Updated

Canada's Transportation Safety Board ordered railways Friday to check the brakes on all trains, after a preliminary investigation into a deadly derailment in Quebec faulted its brakes.

The regulator also warned operators not to leave trains unattended nor unsecured on main lines, and to review their protocols for transporting dangerous goods.

"The TSB investigation has determined that the braking force applied was insufficient to hold the train on the 1.2 percent descending slope," the Transportation Safety Board said in a statement.

As such, it has asked Transport Canada to review rules for securing trains "in order to prevent unintended movements," it said.

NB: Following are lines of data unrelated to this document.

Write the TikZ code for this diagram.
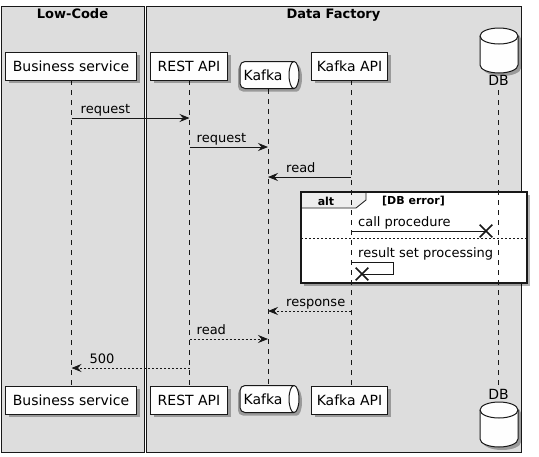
\documentclass[tikz,border=0pt]{standalone}
\usepackage{fontspec}
\setmainfont{DejaVu Sans}
\usetikzlibrary{arrows.meta,shadows,shapes.misc}
\definecolor{bg}{HTML}{DDDDDD}
\definecolor{ln}{HTML}{181818}
\definecolor{part}{HTML}{FEFEFE}
\definecolor{tabc}{HTML}{EEEEEE}
\begin{document}
\begin{tikzpicture}[x=1pt,y=-1pt,
  frame/.style={draw=ln, fill=bg, line width=0.9pt},
  shad/.style={drop shadow={shadow xshift=3pt, shadow yshift=-3pt, opacity=0.3, fill=black}},
  ptbox/.style={draw=ln, fill=part, line width=1pt, minimum height=28pt, inner sep=0pt,
                font=\fontsize{14}{16}\selectfont, shad},
  ptext/.style={inner sep=0pt, font=\fontsize{14}{16}\selectfont},
  title/.style={font=\fontsize{13}{15}\selectfont\bfseries, anchor=base, inner sep=0pt},
  lbl/.style={font=\fontsize{13}{15}\selectfont, anchor=base west, inner sep=0pt},
  grp/.style={font=\fontsize{11}{13}\selectfont\bfseries, inner sep=0pt},
  lifeline/.style={draw=ln, line width=0.7pt, dash pattern=on 5pt off 5pt},
  msg/.style={draw=ln, line width=0.8pt, -{Stealth[length=10pt,width=8pt,inset=3.5pt]}},
  ret/.style={msg, dash pattern=on 2pt off 2pt},
  plainmsg/.style={draw=ln, line width=0.8pt},
  xmark/.style={cross out, draw=ln, line width=1.6pt, minimum size=11pt, inner sep=0pt},
  shapeline/.style={draw=ln, fill=part, line width=1pt}
]
\useasboundingbox (0,0) rectangle (539,456);
\fill[white] (0,0) rectangle (539,456);

% boxes
\draw[frame] (1,6) rectangle (144,452);
\draw[frame] (146,6) rectangle (521,452);
\node[title] (lowcode) at (72.5,18) {Low-Code};
\node[title] (datafactory) at (333.5,18) {Data Factory};

% lifeline positions
\coordinate (L1) at (71.5,0);
\coordinate (L2) at (189.5,0);
\coordinate (L3) at (268,0);
\coordinate (L4) at (351,0);
\coordinate (L5) at (498.5,0);

% alt group
\fill[white, shad] (301,192) rectangle (527,283);
\filldraw[fill=tabc, draw=ln, line width=0.8pt] (301,192) -- (366,192) -- (366,200) -- (356,208) -- (301,208) -- cycle;
\draw[ln, line width=1.5pt] (301,192) rectangle (527,283);
\node[grp, anchor=base] (altlbl) at (326,205) {alt};
\node[grp, anchor=base west] (cond) at (382,204) {[DB error]};
\draw[ln, line width=0.8pt, dash pattern=on 2pt off 2pt] (301,238) -- (527,238);

% lifelines
\draw[lifeline] (L1 |- 0,80) -- (L1 |- 0,386);
\draw[lifeline] (L2 |- 0,80) -- (L2 |- 0,386);
\draw[lifeline] (L3 |- 0,89) -- (L3 |- 0,385);
\draw[lifeline] (L4 |- 0,80) -- (L4 |- 0,386);
\draw[lifeline] (L5 |- 0,90) -- (L5 |- 0,388);

% top heads
\node[ptbox, minimum width=131pt] (bsT) at (71,66) {Business service};
\node[ptbox, minimum width=77pt] (restT) at (189,66) {REST API};
\node[ptbox, minimum width=76pt] (kapiT) at (349.5,66) {Kafka API};
\begin{scope}[shift={(268,75)}]
  \fill[black, opacity=0.3] (29,-10.5) -- (-25,-10.5) arc[start angle=90,end angle=180,radius=5pt] -- (-30,11.5) arc[start angle=180,end angle=270,radius=5pt] -- (29,16.5) arc[start angle=-90,end angle=90,x radius=5pt,y radius=13.5pt] -- cycle;
  \filldraw[shapeline] (26,-13.5) -- (-23,-13.5) arc[start angle=90,end angle=180,radius=5pt] -- (-28,8.5) arc[start angle=180,end angle=270,radius=5pt] -- (26,13.5) arc[start angle=-90,end angle=90,x radius=5pt,y radius=13.5pt] -- cycle;
  \draw[ln, line width=1pt] (26,-13.5) arc[start angle=90,end angle=270,x radius=5pt,y radius=13.5pt];
\end{scope}
\node[ptext] (kafkaT) at (263,75) {Kafka};
\begin{scope}[shift={(499,50.5)}]
  \fill[black, opacity=0.3] (-16,-11.5) -- (-16,17.5) arc[start angle=180,end angle=360,x radius=19pt,y radius=8pt] -- (22,-11.5) arc[start angle=0,end angle=180,x radius=19pt,y radius=8pt] -- cycle;
  \filldraw[shapeline] (-19,-14.5) -- (-19,14.5) arc[start angle=180,end angle=360,x radius=19pt,y radius=8pt] -- (19,-14.5) arc[start angle=0,end angle=180,x radius=19pt,y radius=8pt] -- cycle;
  \draw[ln, line width=1pt] (-19,-14.5) arc[start angle=180,end angle=360,x radius=19pt,y radius=8pt];
\end{scope}
\node[ptext, anchor=base] (dbT) at (498.5,85) {DB};

% bottom heads
\node[ptbox, minimum width=131pt] (bsB) at (71,400) {Business service};
\node[ptbox, minimum width=77pt] (restB) at (189,400) {REST API};
\node[ptbox, minimum width=76pt] (kapiB) at (349.5,400) {Kafka API};
\begin{scope}[shift={(268,399)}]
  \fill[black, opacity=0.3] (29,-10.5) -- (-25,-10.5) arc[start angle=90,end angle=180,radius=5pt] -- (-30,11.5) arc[start angle=180,end angle=270,radius=5pt] -- (29,16.5) arc[start angle=-90,end angle=90,x radius=5pt,y radius=13.5pt] -- cycle;
  \filldraw[shapeline] (26,-13.5) -- (-23,-13.5) arc[start angle=90,end angle=180,radius=5pt] -- (-28,8.5) arc[start angle=180,end angle=270,radius=5pt] -- (26,13.5) arc[start angle=-90,end angle=90,x radius=5pt,y radius=13.5pt] -- cycle;
  \draw[ln, line width=1pt] (26,-13.5) arc[start angle=90,end angle=270,x radius=5pt,y radius=13.5pt];
\end{scope}
\node[ptext] (kafkaB) at (263,399) {Kafka};
\node[ptext, anchor=base] (dbB) at (498.5,399) {DB};
\begin{scope}[shift={(499,424.5)}]
  \fill[black, opacity=0.3] (-16,-11.5) -- (-16,17.5) arc[start angle=180,end angle=360,x radius=19pt,y radius=8pt] -- (22,-11.5) arc[start angle=0,end angle=180,x radius=19pt,y radius=8pt] -- cycle;
  \filldraw[shapeline] (-19,-14.5) -- (-19,14.5) arc[start angle=180,end angle=360,x radius=19pt,y radius=8pt] -- (19,-14.5) arc[start angle=0,end angle=180,x radius=19pt,y radius=8pt] -- cycle;
  \draw[ln, line width=1pt] (-19,-14.5) arc[start angle=180,end angle=360,x radius=19pt,y radius=8pt];
\end{scope}

% messages
\draw[msg] (L1 |- 0,118) -- (L2 |- 0,118);
\node[lbl, xshift=9pt] (m1) at (L1 |- 0,113) {request};
\draw[msg] (L2 |- 0,147) -- (L3 |- 0,147);
\node[lbl, xshift=7pt] (m2) at (L2 |- 0,142) {request};
\draw[msg] (L4 |- 0,177) -- (L3 |- 0,177);
\node[lbl, xshift=18pt] (m3) at (L3 |- 0,172) {read};

\node[xmark] (x1) at (486,231) {};
\draw[plainmsg] (L4 |- 0,231) -- (x1.center);
\node[lbl, xshift=7pt] (m4) at (L4 |- 0,226) {call procedure};

\node[xmark] (x2) at (362,274) {};
\draw[plainmsg] (L4 |- 0,262) -- (393,262) -- (393,274) -- (x2.center);
\node[lbl, xshift=7pt] (m5) at (L4 |- 0,257) {result set processing};

\draw[ret] (L4 |- 0,311) -- (L3 |- 0,311);
\node[lbl, xshift=18pt] (m6) at (L3 |- 0,306) {response};
\draw[ret] (L2 |- 0,339) -- (L3 |- 0,339);
\node[lbl, xshift=7pt] (m7) at (L2 |- 0,334) {read};
\draw[ret] (L2 |- 0,368) -- (L1 |- 0,368);
\node[lbl, xshift=18pt] (m8) at (L1 |- 0,363) {500};
\end{tikzpicture}
\end{document}
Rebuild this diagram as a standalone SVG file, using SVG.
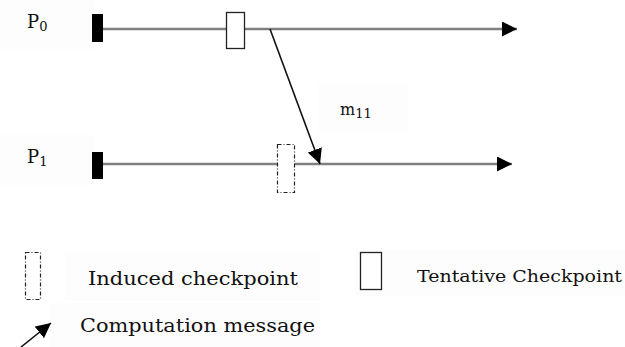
<svg xmlns="http://www.w3.org/2000/svg" width="625" height="347" viewBox="0 0 625 347">
  <style>
    .lbl { font-family: "DejaVu Serif", "Liberation Serif", serif; fill: #111; }
    .sub { font-size: 13px; }
    .timeline { stroke: #808080; stroke-width: 2.4; fill: none; }
    .msg { stroke: #111; stroke-width: 1.6; fill: none; }
    .start { fill: #000; }
    .tentative { fill: #fff; stroke: #222; stroke-width: 1.3; }
    .induced { fill: #fff; stroke: #222; stroke-width: 1.2; stroke-dasharray: 4 2 1 2; }
    .haze { fill: #fdfdfd; }
  </style>
  <defs>
    <marker id="headBig" viewBox="0 0 10 10" refX="10" refY="5" markerWidth="15" markerHeight="15" markerUnits="userSpaceOnUse" orient="auto">
      <path d="M0,0 L10,5 L0,10 z" fill="#000"/>
    </marker>
  </defs>
  <rect width="625" height="347" fill="#fff"/>

  <!-- faint label backgrounds -->
  <rect class="haze" x="0" y="0" width="95" height="50"/>
  <rect class="haze" x="0" y="135" width="95" height="50"/>
  <rect class="haze" x="318" y="84" width="90" height="48"/>
  <rect class="haze" x="65" y="253" width="255" height="48"/>
  <rect class="haze" x="50" y="303" width="270" height="44"/>
  <rect class="haze" x="355" y="250" width="270" height="46"/>

  <g id="connectors">
    <line class="timeline" x1="103" y1="29" x2="517" y2="29" marker-end="url(#headBig)"/>
    <line class="timeline" x1="103" y1="164" x2="512" y2="164" marker-end="url(#headBig)"/>
    <line class="msg" x1="270" y1="29" x2="320" y2="164" marker-end="url(#headBig)"/>
    <line class="msg" x1="21" y1="347" x2="51" y2="323" marker-end="url(#headBig)"/>
  </g>

  <g id="p0">
    <text class="lbl" x="27" y="28" font-size="18">P<tspan class="sub" dy="3">0</tspan></text>
    <rect class="start" x="92" y="14" width="11" height="28"/>
  </g>
  <g id="p1">
    <text class="lbl" x="27" y="163" font-size="18">P<tspan class="sub" dy="3">1</tspan></text>
    <rect class="start" x="92" y="152" width="11" height="27"/>
  </g>

  <g id="tentative-p0">
    <rect class="tentative" x="226.5" y="12.5" width="18" height="36"/>
  </g>
  <g id="induced-p1">
    <rect class="induced" x="277.5" y="144.5" width="17" height="48"/>
  </g>

  <g id="m11">
    <text class="lbl" x="340" y="115" font-size="16">m<tspan class="sub" dy="3">11</tspan></text>
  </g>

  <g id="legend-induced">
    <rect class="induced" x="25.5" y="252.5" width="15" height="47"/>
    <text class="lbl" x="88" y="285" font-size="18" textLength="210" lengthAdjust="spacingAndGlyphs">Induced checkpoint</text>
  </g>
  <g id="legend-tentative">
    <rect class="tentative" x="360.5" y="252.5" width="21" height="37"/>
    <text class="lbl" x="417" y="282" font-size="16" textLength="205" lengthAdjust="spacingAndGlyphs">Tentative Checkpoint</text>
  </g>
  <g id="legend-message">
    <text class="lbl" x="80" y="332" font-size="18" textLength="235" lengthAdjust="spacingAndGlyphs">Computation message</text>
  </g>
</svg>
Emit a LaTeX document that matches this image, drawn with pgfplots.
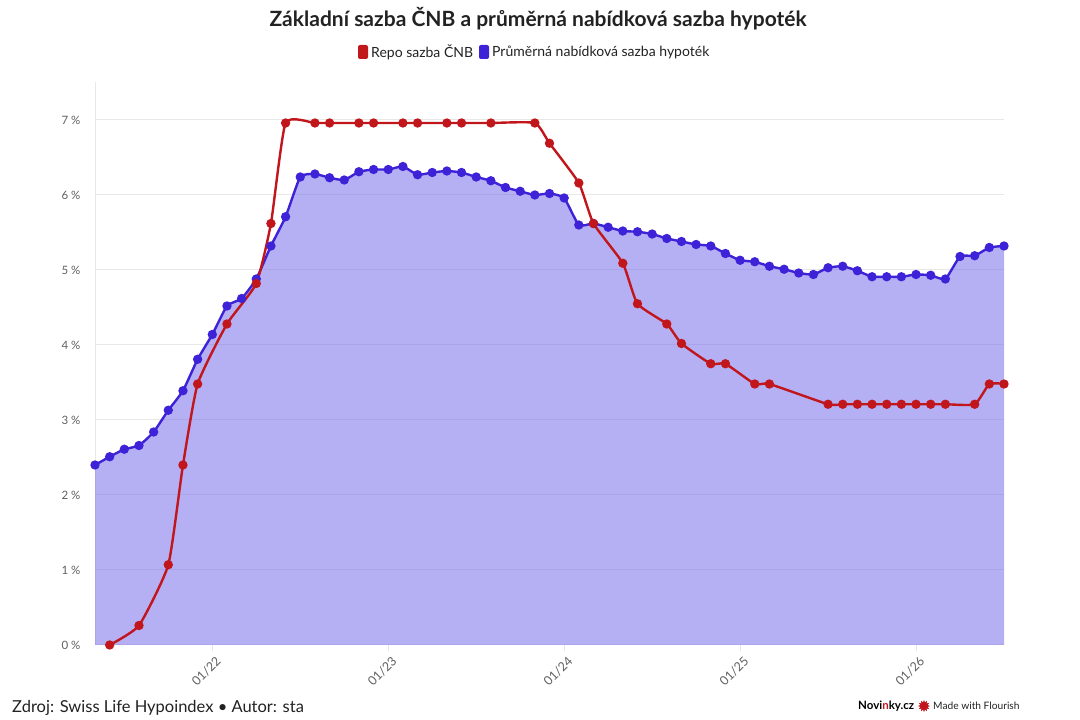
\documentclass[border=0pt]{standalone}
\usepackage{pgfplots}
\pgfplotsset{compat=1.18}
\usepackage{pgfplotstable}
\usepackage{fontspec}
\setmainfont{Lato}
\usetikzlibrary{shapes.geometric}
\definecolor{repo}{RGB}{192,22,28}
\definecolor{hypo}{RGB}{61,34,216}
\definecolor{hypofill}{RGB}{120,110,235}
\definecolor{gridc}{RGB}{232,232,232}
\definecolor{ticktext}{RGB}{95,95,95}
\definecolor{titletext}{RGB}{34,34,34}

\pgfplotstableread{
m v
-8 2.40
-7 2.51
-6 2.61
-5 2.66
-4 2.84
-3 3.13
-2 3.39
-1 3.81
0 4.14
1 4.52
2 4.62
3 4.88
4 5.32
5 5.71
6 6.24
7 6.28
8 6.23
9 6.20
10 6.31
11 6.34
12 6.34
13 6.38
14 6.27
15 6.30
16 6.32
17 6.30
18 6.24
19 6.19
20 6.10
21 6.05
22 6.00
23 6.02
24 5.96
25 5.60
26 5.62
27 5.57
28 5.52
29 5.51
30 5.48
31 5.42
32 5.38
33 5.34
34 5.32
35 5.22
36 5.13
37 5.11
38 5.05
39 5.01
40 4.96
41 4.94
42 5.03
43 5.05
44 4.99
45 4.91
46 4.91
47 4.91
48 4.94
49 4.93
50 4.88
51 5.18
52 5.19
53 5.30
54 5.32
}\hypotable

\pgfplotstableread{
m v
-7 0.00
-5 0.26
-3 1.07
-2 2.40
-1 3.48
1 4.28
3 4.82
4 5.62
5 6.96
7 6.96
8 6.96
10 6.96
11 6.96
13 6.96
14 6.96
16 6.96
17 6.96
19 6.96
22 6.96
23 6.69
25 6.16
26 5.62
28 5.09
29 4.55
31 4.28
32 4.02
34 3.75
35 3.75
37 3.48
38 3.48
42 3.21
43 3.21
44 3.21
45 3.21
46 3.21
47 3.21
48 3.21
49 3.21
50 3.21
52 3.21
53 3.48
54 3.48
}\repotable

\begin{document}
\begin{tikzpicture}[x=1pt,y=1pt]
\useasboundingbox (0,0) rectangle (1080,720);
\begin{axis}[
  at={(95pt,75pt)}, anchor=south west,
  scale only axis, width=909pt, height=562.5pt,
  xmin=-8, xmax=54, ymin=0, ymax=7.5,
  clip=false,
  axis x line*=bottom,
  axis y line*=left,
  x axis line style={draw=none},
  y axis line style={draw=gridc, line width=1pt, -},
  ymajorgrids, grid style={draw=gridc, line width=1pt},
  ytick={0,1,2,3,4,5,6,7},
  yticklabels={0 \%,1 \%,2 \%,3 \%,4 \%,5 \%,6 \%,7 \%},
  ytick style={draw=none},
  yticklabel style={font=\fontsize{11.5}{13}\selectfont, text=ticktext, xshift=-5pt},
  xtick={0,12,24,36,48},
  xticklabels={01/22,01/23,01/24,01/25,01/26},
  xtick style={draw=gridc, line width=1pt},
  tick align=outside, major tick length=6pt,
  xticklabel style={rotate=45, anchor=east, inner sep=0pt, font=\fontsize{12.5}{14}\selectfont, text=ticktext, xshift=-1pt, yshift=-10pt},
]
\addplot[draw=none, fill=hypofill, fill opacity=0.55, smooth, tension=0.3] table[x=m,y=v] {\hypotable} \closedcycle;
\addplot[draw=hypo, line width=2.4pt, smooth, tension=0.3, mark=*, mark size=3.4pt, mark options={solid, fill=hypo, draw=none}] table[x=m,y=v] {\hypotable};
\addplot[draw=repo, line width=2.4pt, smooth, tension=0.3, mark=*, mark size=3.4pt, mark options={solid, fill=repo, draw=none}] table[x=m,y=v] {\repotable};
\end{axis}
% title
\node[font=\fontsize{21}{25}\selectfont\bfseries, text=titletext] at (538,701) {Základní sazba ČNB a průměrná nabídková sazba hypoték};
% legend
\fill[repo, rounded corners=2pt] (358,661) rectangle (368,675);
\node[anchor=west, inner sep=0pt, font=\fontsize{14}{16}\selectfont, text=titletext] at (371,668) {Repo sazba ČNB};
\fill[hypo, rounded corners=2pt] (479,661) rectangle (489,675);
\node[anchor=west, inner sep=0pt, font=\fontsize{14}{16}\selectfont, text=titletext] at (492,668) {Průměrná nabídková sazba hypoték};
% footer
\node[anchor=west, inner sep=0pt, font=\fontsize{16.5}{18}\selectfont, text=titletext] at (12,12) {Zdroj: Swiss Life Hypoindex • Autor: sta};
\node[anchor=west, inner sep=0pt, font=\fontsize{11.5}{13}\selectfont\bfseries, text=black] at (858,14) {Novi\textcolor{repo}{n}ky.cz};
\node[star, star points=12, star point ratio=1.6, fill=repo, minimum size=12pt, inner sep=0pt] at (924,14) {};
\node[anchor=west, inner sep=0pt, font=\fontsize{10.2}{12}\selectfont, text=titletext] at (933,14) {Made with Flourish};
\end{tikzpicture}
\end{document}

TSB Eastern Canada manager Ed Belkaloul meanwhile told a press conference that "the number of brakes is important, but the quality of the brake pads is also very important."

"Because the brakes are basically manually applied mechanisms, it depends on the strength of the person applying the brakes, (and) it depends on the mechanical state of the various pieces," he said.

The investigation of the Lac-Megantic oil tanker train crash on July 6 will take several more weeks, he added.

The runaway Montreal, Maine & Atlantic Railway train had been parked overnight at the nearby town for a crew changeover when it slipped away, derailed and exploded, flattening part of the picturesque town of Lac-Megantic and killing up to 50 people.

The railway's chairman has said that the disaster appeared to have been caused by an engineer's failure to properly set hand brakes on the train.

The train was carrying crude oil from the Bakken shale fields of North Dakota in 72 tanker cars through the resort town of 6,000 near the Canada-US border to an Irving Oil refinery in New Brunswick.

The Transportation Safety Board has so far inspected the tracks uphill of Lac-Megantic, interviewed the train's lone engineer and others, and sifted through the wreckage of 22 tankers.

Officials are now analyzing the train's recorder and photographs of the scene, conducting metallurgical tests on tanker parts, and using three-dimensional computer modeling to recreate the events.

As well, the oil is being tested to determine its properties in hopes of explaining "the magnitude of the fire and the extent of the explosion," lead investigator Donald Ross said.

Officials are also combing through Transport Canada and Montreal, Maine & Atlantic Railway documents, including train journals and shipping documents, he said.

Belkaloul noted that braking had been faulted in other recent derailments in Canada, which is what prompted the TSB to issue its urgent warning not to leave unattended "trains on grades."